> [WHAT TO DO]: Lines containing the word "matplotlib" need to be counted. Please reply with how many there are, and nothing else.

Start of DATA PROVIDED

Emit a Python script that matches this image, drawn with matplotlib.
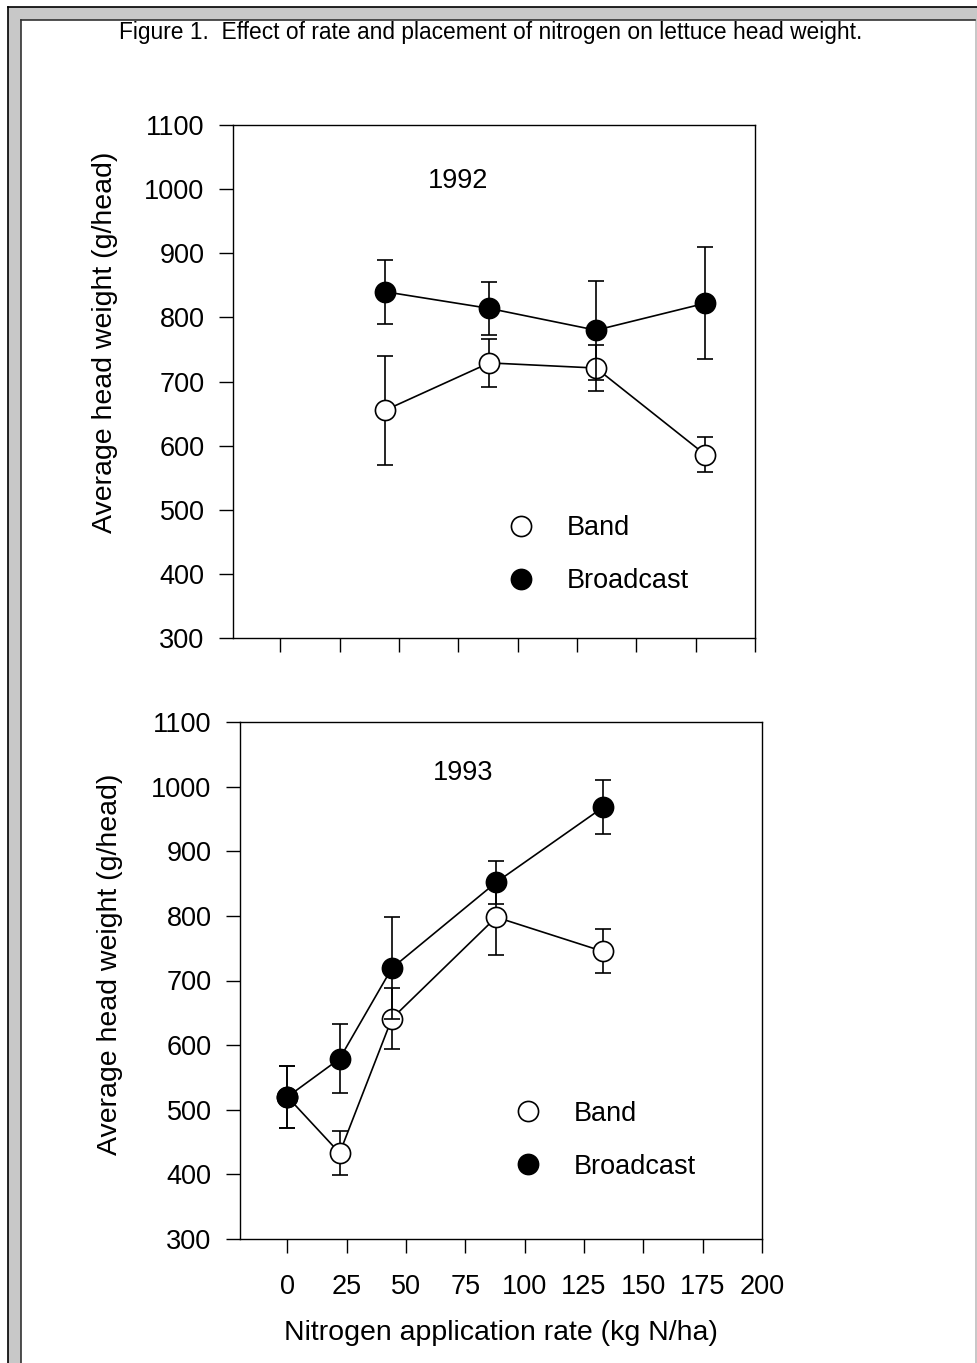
import matplotlib
matplotlib.use("Agg")
import matplotlib.pyplot as plt
from matplotlib.lines import Line2D
from matplotlib.patches import Rectangle

plt.rcParams['font.family'] = ['Liberation Sans', 'DejaVu Sans']

# ---------------- data ----------------
rate_1992 = [44, 88, 133, 179]
band_1992 = [655, 729, 721, 586]
band_1992_err = [85, 37, 36, 27]
broadcast_1992 = [840, 814, 780, 822]
broadcast_1992_err = [50, 41, 77, 87]

rate_1993 = [0, 22, 44, 88, 133]
band_1993 = [520, 433, 641, 798, 745]
band_1993_err = [48, 34, 47, 59, 34]
broadcast_1993 = [520, 579, 719, 852, 968]
broadcast_1993_err = [48, 53, 79, 33, 42]

x_ticks = [0, 25, 50, 75, 100, 125, 150, 175, 200]
y_ticks = [300, 400, 500, 600, 700, 800, 900, 1000, 1100]
series_labels = ["Band", "Broadcast"]
title = "Figure 1.  Effect of rate and placement of nitrogen on lettuce head weight."
ylabel = "Average head weight (g/head)"
xlabel = "Nitrogen application rate (kg N/ha)"

# ---------------- figure ----------------
W, H = 977, 1363
fig = plt.figure(figsize=(W / 100, H / 100), dpi=100)

def px(x, y):
    return x / W, 1 - y / H

# page frame (scan border)
fig.add_artist(Rectangle(px(8, H), (W - 8) / W, (H - 7) / H, transform=fig.transFigure,
                         facecolor="#c8c8c8", edgecolor="none", zorder=0))
fig.add_artist(Rectangle(px(21, H), (975 - 21) / W, (H - 20) / H, transform=fig.transFigure,
                         facecolor="white", edgecolor="none", zorder=0))
fig.add_artist(Line2D([8 / W, 8 / W], [0, 1 - 7 / H], transform=fig.transFigure, color="black", lw=1.2))
fig.add_artist(Line2D([8 / W, 1], [1 - 7 / H, 1 - 7 / H], transform=fig.transFigure, color="black", lw=1.2))
fig.add_artist(Line2D([21 / W, 21 / W], [0, 1 - 20 / H], transform=fig.transFigure, color="#333333", lw=1.2))
fig.add_artist(Line2D([21 / W, 975 / W], [1 - 20 / H, 1 - 20 / H], transform=fig.transFigure, color="#333333", lw=1.2))

FS = 19.5
MS = 14.5

def style_axis(ax, show_xlabels):
    ax.set_xlim(-20, 200)
    ax.set_ylim(300, 1100)
    ax.set_xticks(x_ticks)
    ax.set_yticks(y_ticks)
    for s in ax.spines.values():
        s.set_linewidth(1.0)
    ax.tick_params(axis="both", direction="out", length=10, width=1.0, labelsize=FS)
    ax.tick_params(axis="y", pad=10.5)
    ax.tick_params(axis="x", pad=15)
    if not show_xlabels:
        ax.tick_params(axis="x", labelbottom=False)

def draw(ax, x, band, band_err, bc, bc_err):
    ax.errorbar(x, band, yerr=band_err, fmt="-o", color="black", mfc="white", mec="black",
                ms=MS, mew=1.2, lw=1.2, elinewidth=1.2, capsize=5.5, capthick=1.2, zorder=2)
    ax.errorbar(x, bc, yerr=bc_err, fmt="-o", color="black", mfc="black", mec="black",
                ms=MS, mew=1.2, lw=1.2, elinewidth=1.2, capsize=5.5, capthick=1.2, zorder=3)
    handles = [Line2D([], [], marker="o", ls="none", mfc="white", mec="black", ms=MS, mew=1.2),
               Line2D([], [], marker="o", ls="none", mfc="black", mec="black", ms=MS, mew=1.2)]
    return handles

# top panel (1992)
ax1 = fig.add_axes([233 / W, 1 - 638 / H, 522 / W, 513 / H])
style_axis(ax1, False)
h = draw(ax1, rate_1992, band_1992, band_1992_err, broadcast_1992, broadcast_1992_err)
ax1.text(0.431, 0.891, "1992", transform=ax1.transAxes, ha="center", va="center", fontsize=FS)
ax1.legend(h, series_labels, loc="center left", bbox_to_anchor=(0.525, 0.162), frameon=False,
           fontsize=FS, handlelength=1.0, handletextpad=1.22, labelspacing=1.0, borderpad=0,
           borderaxespad=0)

# bottom panel (1993)
ax2 = fig.add_axes([240 / W, 1 - 1239 / H, 522 / W, 517 / H])
style_axis(ax2, True)
h = draw(ax2, rate_1993, band_1993, band_1993_err, broadcast_1993, broadcast_1993_err)
ax2.text(0.427, 0.901, "1993", transform=ax2.transAxes, ha="center", va="center", fontsize=FS)
ax2.legend(h, series_labels, loc="center left", bbox_to_anchor=(0.525, 0.191), frameon=False,
           fontsize=FS, handlelength=1.0, handletextpad=1.22, labelspacing=1.0, borderpad=0,
           borderaxespad=0)

# labels
fig.text(*px(105, 342), ylabel, rotation=90, ha="center", va="center", fontsize=20.5)
fig.text(*px(110, 964), ylabel, rotation=90, ha="center", va="center", fontsize=20.5)
fig.text(*px(501, 1333), xlabel, ha="center", va="center", fontsize=20.5)
fig.text(*px(491, 33), title, ha="center", va="center", fontsize=16.4)

fig.savefig("out.png", dpi=100)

End of DATA PROVIDED

> [TASK ANSWER]: 6